- _Available data_:
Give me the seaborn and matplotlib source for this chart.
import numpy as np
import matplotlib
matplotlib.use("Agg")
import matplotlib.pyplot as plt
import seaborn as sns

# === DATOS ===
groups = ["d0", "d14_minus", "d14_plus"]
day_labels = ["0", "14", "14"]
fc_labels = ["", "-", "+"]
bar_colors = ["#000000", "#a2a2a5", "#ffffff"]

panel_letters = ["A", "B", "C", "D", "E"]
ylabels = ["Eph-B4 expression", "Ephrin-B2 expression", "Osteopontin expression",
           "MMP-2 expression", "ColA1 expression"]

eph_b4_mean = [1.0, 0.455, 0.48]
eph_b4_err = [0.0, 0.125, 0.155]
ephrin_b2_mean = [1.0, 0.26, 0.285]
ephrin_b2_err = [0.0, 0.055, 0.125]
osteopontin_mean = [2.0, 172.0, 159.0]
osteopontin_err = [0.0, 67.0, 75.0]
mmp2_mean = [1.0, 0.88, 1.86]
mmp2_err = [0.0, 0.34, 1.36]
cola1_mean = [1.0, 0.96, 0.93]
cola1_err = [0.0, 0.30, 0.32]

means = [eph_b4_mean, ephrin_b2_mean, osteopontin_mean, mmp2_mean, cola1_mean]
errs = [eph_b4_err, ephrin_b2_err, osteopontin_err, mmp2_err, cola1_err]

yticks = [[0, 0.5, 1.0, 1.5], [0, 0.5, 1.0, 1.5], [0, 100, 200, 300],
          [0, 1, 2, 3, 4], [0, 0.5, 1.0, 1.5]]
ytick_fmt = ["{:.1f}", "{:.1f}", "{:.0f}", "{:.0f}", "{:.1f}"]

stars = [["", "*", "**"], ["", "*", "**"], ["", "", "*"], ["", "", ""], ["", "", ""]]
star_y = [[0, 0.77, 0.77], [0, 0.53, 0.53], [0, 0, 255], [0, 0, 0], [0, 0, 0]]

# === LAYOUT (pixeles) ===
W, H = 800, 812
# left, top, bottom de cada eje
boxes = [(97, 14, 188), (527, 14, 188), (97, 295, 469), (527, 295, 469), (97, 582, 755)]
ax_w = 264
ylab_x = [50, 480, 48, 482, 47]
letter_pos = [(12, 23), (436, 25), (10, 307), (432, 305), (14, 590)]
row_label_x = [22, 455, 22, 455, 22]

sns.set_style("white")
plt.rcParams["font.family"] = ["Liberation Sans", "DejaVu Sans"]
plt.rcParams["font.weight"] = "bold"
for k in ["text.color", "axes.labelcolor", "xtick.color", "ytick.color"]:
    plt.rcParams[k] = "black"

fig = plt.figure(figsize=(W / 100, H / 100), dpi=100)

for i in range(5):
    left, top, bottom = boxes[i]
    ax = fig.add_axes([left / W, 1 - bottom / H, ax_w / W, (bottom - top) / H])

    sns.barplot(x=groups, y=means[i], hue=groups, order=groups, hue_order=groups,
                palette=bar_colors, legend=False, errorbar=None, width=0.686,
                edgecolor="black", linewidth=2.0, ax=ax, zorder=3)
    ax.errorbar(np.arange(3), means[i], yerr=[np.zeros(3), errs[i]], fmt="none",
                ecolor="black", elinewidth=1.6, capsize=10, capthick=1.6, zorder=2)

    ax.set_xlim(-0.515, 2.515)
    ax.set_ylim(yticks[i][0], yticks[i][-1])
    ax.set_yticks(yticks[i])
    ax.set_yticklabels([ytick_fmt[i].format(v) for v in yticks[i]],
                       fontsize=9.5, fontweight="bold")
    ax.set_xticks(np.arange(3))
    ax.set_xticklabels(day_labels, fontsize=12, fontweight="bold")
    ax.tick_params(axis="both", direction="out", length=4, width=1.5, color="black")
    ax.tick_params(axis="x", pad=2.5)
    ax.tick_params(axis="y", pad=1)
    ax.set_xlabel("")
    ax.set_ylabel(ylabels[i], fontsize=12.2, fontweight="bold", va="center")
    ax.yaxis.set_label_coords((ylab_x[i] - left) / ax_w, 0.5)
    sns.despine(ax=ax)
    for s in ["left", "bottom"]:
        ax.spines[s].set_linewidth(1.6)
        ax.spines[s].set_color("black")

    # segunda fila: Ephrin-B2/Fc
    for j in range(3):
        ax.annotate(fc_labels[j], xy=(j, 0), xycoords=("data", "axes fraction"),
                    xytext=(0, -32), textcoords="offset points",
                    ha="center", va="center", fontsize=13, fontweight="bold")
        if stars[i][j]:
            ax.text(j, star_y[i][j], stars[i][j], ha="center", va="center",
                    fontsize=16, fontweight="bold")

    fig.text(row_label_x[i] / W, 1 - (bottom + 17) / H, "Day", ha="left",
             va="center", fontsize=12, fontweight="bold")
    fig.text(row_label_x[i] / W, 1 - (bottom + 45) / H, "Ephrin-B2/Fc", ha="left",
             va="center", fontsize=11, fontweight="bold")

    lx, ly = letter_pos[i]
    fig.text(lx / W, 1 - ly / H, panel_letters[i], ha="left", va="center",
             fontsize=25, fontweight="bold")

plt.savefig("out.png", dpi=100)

- _What the task asks_:
Extract every line above exactly as it stands.

- _Solution to this problem_:
Give me the seaborn and matplotlib source for this chart.
import numpy as np
import matplotlib
matplotlib.use("Agg")
import matplotlib.pyplot as plt
import seaborn as sns

# === DATOS ===
groups = ["d0", "d14_minus", "d14_plus"]
day_labels = ["0", "14", "14"]
fc_labels = ["", "-", "+"]
bar_colors = ["#000000", "#a2a2a5", "#ffffff"]

panel_letters = ["A", "B", "C", "D", "E"]
ylabels = ["Eph-B4 expression", "Ephrin-B2 expression", "Osteopontin expression",
           "MMP-2 expression", "ColA1 expression"]

eph_b4_mean = [1.0, 0.455, 0.48]
eph_b4_err = [0.0, 0.125, 0.155]
ephrin_b2_mean = [1.0, 0.26, 0.285]
ephrin_b2_err = [0.0, 0.055, 0.125]
osteopontin_mean = [2.0, 172.0, 159.0]
osteopontin_err = [0.0, 67.0, 75.0]
mmp2_mean = [1.0, 0.88, 1.86]
mmp2_err = [0.0, 0.34, 1.36]
cola1_mean = [1.0, 0.96, 0.93]
cola1_err = [0.0, 0.30, 0.32]

means = [eph_b4_mean, ephrin_b2_mean, osteopontin_mean, mmp2_mean, cola1_mean]
errs = [eph_b4_err, ephrin_b2_err, osteopontin_err, mmp2_err, cola1_err]

yticks = [[0, 0.5, 1.0, 1.5], [0, 0.5, 1.0, 1.5], [0, 100, 200, 300],
          [0, 1, 2, 3, 4], [0, 0.5, 1.0, 1.5]]
ytick_fmt = ["{:.1f}", "{:.1f}", "{:.0f}", "{:.0f}", "{:.1f}"]

stars = [["", "*", "**"], ["", "*", "**"], ["", "", "*"], ["", "", ""], ["", "", ""]]
star_y = [[0, 0.77, 0.77], [0, 0.53, 0.53], [0, 0, 255], [0, 0, 0], [0, 0, 0]]

# === LAYOUT (pixeles) ===
W, H = 800, 812
# left, top, bottom de cada eje
boxes = [(97, 14, 188), (527, 14, 188), (97, 295, 469), (527, 295, 469), (97, 582, 755)]
ax_w = 264
ylab_x = [50, 480, 48, 482, 47]
letter_pos = [(12, 23), (436, 25), (10, 307), (432, 305), (14, 590)]
row_label_x = [22, 455, 22, 455, 22]

sns.set_style("white")
plt.rcParams["font.family"] = ["Liberation Sans", "DejaVu Sans"]
plt.rcParams["font.weight"] = "bold"
for k in ["text.color", "axes.labelcolor", "xtick.color", "ytick.color"]:
    plt.rcParams[k] = "black"

fig = plt.figure(figsize=(W / 100, H / 100), dpi=100)

for i in range(5):
    left, top, bottom = boxes[i]
    ax = fig.add_axes([left / W, 1 - bottom / H, ax_w / W, (bottom - top) / H])

    sns.barplot(x=groups, y=means[i], hue=groups, order=groups, hue_order=groups,
                palette=bar_colors, legend=False, errorbar=None, width=0.686,
                edgecolor="black", linewidth=2.0, ax=ax, zorder=3)
    ax.errorbar(np.arange(3), means[i], yerr=[np.zeros(3), errs[i]], fmt="none",
                ecolor="black", elinewidth=1.6, capsize=10, capthick=1.6, zorder=2)

    ax.set_xlim(-0.515, 2.515)
    ax.set_ylim(yticks[i][0], yticks[i][-1])
    ax.set_yticks(yticks[i])
    ax.set_yticklabels([ytick_fmt[i].format(v) for v in yticks[i]],
                       fontsize=9.5, fontweight="bold")
    ax.set_xticks(np.arange(3))
    ax.set_xticklabels(day_labels, fontsize=12, fontweight="bold")
    ax.tick_params(axis="both", direction="out", length=4, width=1.5, color="black")
    ax.tick_params(axis="x", pad=2.5)
    ax.tick_params(axis="y", pad=1)
    ax.set_xlabel("")
    ax.set_ylabel(ylabels[i], fontsize=12.2, fontweight="bold", va="center")
    ax.yaxis.set_label_coords((ylab_x[i] - left) / ax_w, 0.5)
    sns.despine(ax=ax)
    for s in ["left", "bottom"]:
        ax.spines[s].set_linewidth(1.6)
        ax.spines[s].set_color("black")

    # segunda fila: Ephrin-B2/Fc
    for j in range(3):
        ax.annotate(fc_labels[j], xy=(j, 0), xycoords=("data", "axes fraction"),
                    xytext=(0, -32), textcoords="offset points",
                    ha="center", va="center", fontsize=13, fontweight="bold")
        if stars[i][j]:
            ax.text(j, star_y[i][j], stars[i][j], ha="center", va="center",
                    fontsize=16, fontweight="bold")

    fig.text(row_label_x[i] / W, 1 - (bottom + 17) / H, "Day", ha="left",
             va="center", fontsize=12, fontweight="bold")
    fig.text(row_label_x[i] / W, 1 - (bottom + 45) / H, "Ephrin-B2/Fc", ha="left",
             va="center", fontsize=11, fontweight="bold")

    lx, ly = letter_pos[i]
    fig.text(lx / W, 1 - ly / H, panel_letters[i], ha="left", va="center",
             fontsize=25, fontweight="bold")

plt.savefig("out.png", dpi=100)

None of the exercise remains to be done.